01 - Storage Hierarchy

Technical Overview

The storage hierarchy is one of the foundational organizing principles of computer architecture. It describes a spectrum of memory technologies ordered by speed, cost per bit, and capacity. As you descend the hierarchy, storage becomes slower, cheaper, and larger. Every modern system exploits this hierarchy to provide the illusion of both abundant and fast storage simultaneously.

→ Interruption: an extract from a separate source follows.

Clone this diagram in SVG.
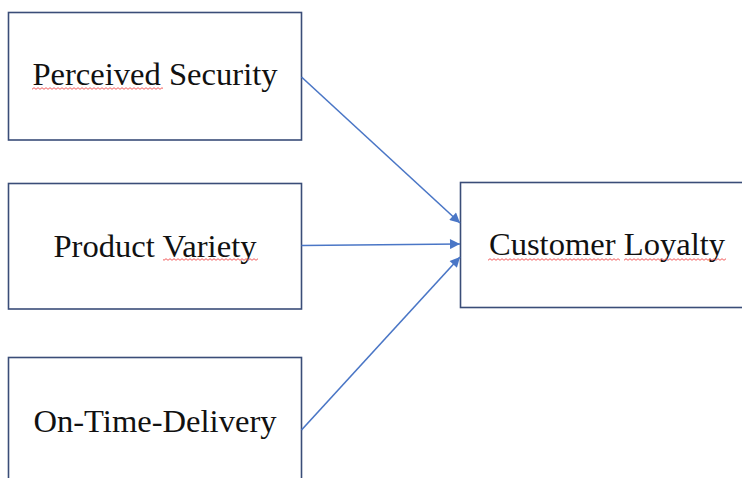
<svg xmlns="http://www.w3.org/2000/svg" width="742" height="478" viewBox="0 0 742 478">
<style>
.box{fill:#fff;stroke:#3a4d78;stroke-width:1.6}
.lbl{font-family:"Liberation Serif","Times New Roman",serif;font-size:32.6px;fill:#111;text-anchor:middle}
.conn{stroke:#4a76c6;stroke-width:1.6;fill:none;marker-end:url(#ah)}
.sq{fill:url(#wave)}
</style>
<defs>
<marker id="ah" viewBox="0 0 10 10" refX="10" refY="5" markerWidth="11" markerHeight="10" markerUnits="userSpaceOnUse" orient="auto"><path d="M0,0 L10,5 L0,10 Z" fill="#4a76c6"/></marker>
<pattern id="wave" patternUnits="userSpaceOnUse" width="4" height="3"><path d="M0,2.3 L2,0.7 L4,2.3" fill="none" stroke="#f04848" stroke-width="0.9"/></pattern>
</defs>
<rect width="742" height="478" fill="#fff"/>
<g id="node-perceived-security">
<rect class="box" x="8.5" y="12.5" width="293" height="127.5"/>
<text class="lbl" x="155" y="85">Perceived Security</text>
<rect class="sq" x="32" y="87" width="131" height="3"/>
</g>
<g id="node-product-variety">
<rect class="box" x="8.5" y="183.5" width="293" height="125.5"/>
<text class="lbl" x="155" y="257">Product Variety</text>
<rect class="sq" x="163" y="258" width="95" height="3"/>
</g>
<g id="node-on-time-delivery">
<rect class="box" x="8.5" y="357.5" width="293" height="140"/>
<text class="lbl" x="155" y="432">On-Time-Delivery</text>
</g>
<g id="node-customer-loyalty">
<rect class="box" x="460.5" y="182.5" width="293" height="125"/>
<text class="lbl" x="607" y="255">Customer Loyalty</text>
<rect class="sq" x="488" y="258" width="132" height="3"/>
<rect class="sq" x="624" y="258" width="102" height="3"/>
</g>
<g id="connectors">
<line class="conn" x1="301.5" y1="77" x2="460" y2="223"/>
<line class="conn" x1="301.5" y1="245.5" x2="460" y2="244"/>
<line class="conn" x1="301.5" y1="430" x2="460" y2="257"/>
</g>
</svg>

The key insight is that real programs exhibit locality: temporal locality (recently accessed data will be accessed again) and spatial locality (data near recently accessed data will be accessed). Caches at every level exploit these patterns to hide latency from slower tiers.

Prerequisites

Basic computer architecture (registers, cache, RAM)
Operating systems fundamentals (virtual memory, page cache)
Familiarity with orders of magnitude in latency (ns, µs, ms)

Core Content

The Hierarchy

Fastest / Most Expensive / Smallest
+------------------------------------------+
|  CPU Registers                           |  ~0.3 ns   |   ~1 KB
|  L1 Cache (per core)                     |  ~1 ns     |  32-64 KB
|  L2 Cache (per core)                     |  ~4 ns     | 256-512 KB
|  L3 Cache (shared)                       |  ~20 ns    |   4-64 MB
|  DRAM (main memory)                      |  ~80 ns    |  16-512 GB
|  Storage-Class Memory (Optane / 3D XPoint)|  ~300 ns  |   64 GB-6 TB
|  NVMe SSD (PCIe Gen4)                    |  ~100 µs   | 250 GB-8 TB
|  SATA SSD                                |  ~100 µs   | 500 GB-4 TB
|  HDD (7200 RPM)                          |  5-10 ms   |   1-20 TB
|  Magnetic Tape (LTO-9)                   |  30-60 s   |  18-45 TB/cartridge
|  Archive / Cold Object Storage (Glacier) |  minutes   |  unlimited
+------------------------------------------+
Slowest / Cheapest / Largest

Latency and Bandwidth Reference Table

Level	Read Latency	Sequential BW	Random 4K IOPS	Cost/GB (2024)
L1 Cache	~1 ns	~1 TB/s	N/A	~$1000+
L2 Cache	~4 ns	~500 GB/s	N/A	~$500
L3 Cache	~20 ns	~200 GB/s	N/A	~$10
DRAM (DDR5)	~80 ns	50-100 GB/s	N/A	~$3-5
Optane PMEM	~300 ns	50 GB/s	~600K	~$10-20
NVMe SSD (Gen4)	~100 µs	7 GB/s	~1M	~$0.10-0.20
SATA SSD	~100 µs	550 MB/s	~100K	~$0.05-0.10
HDD (7200 RPM)	5-10 ms	150-250 MB/s	~150	~$0.02
LTO-9 Tape	30-60 s	400 MB/s	N/A	~$0.002
S3 Glacier Deep	hours	varies	N/A	~$0.001

Storage-Class Memory: Intel Optane / 3D XPoint

Intel Optane (based on 3D XPoint technology, co-developed with Micron as "QuantX") occupied a unique position in the hierarchy between DRAM and NAND flash. Unlike DRAM, it is byte-addressable and persistent. Unlike NAND, it has no erase-before-write requirement.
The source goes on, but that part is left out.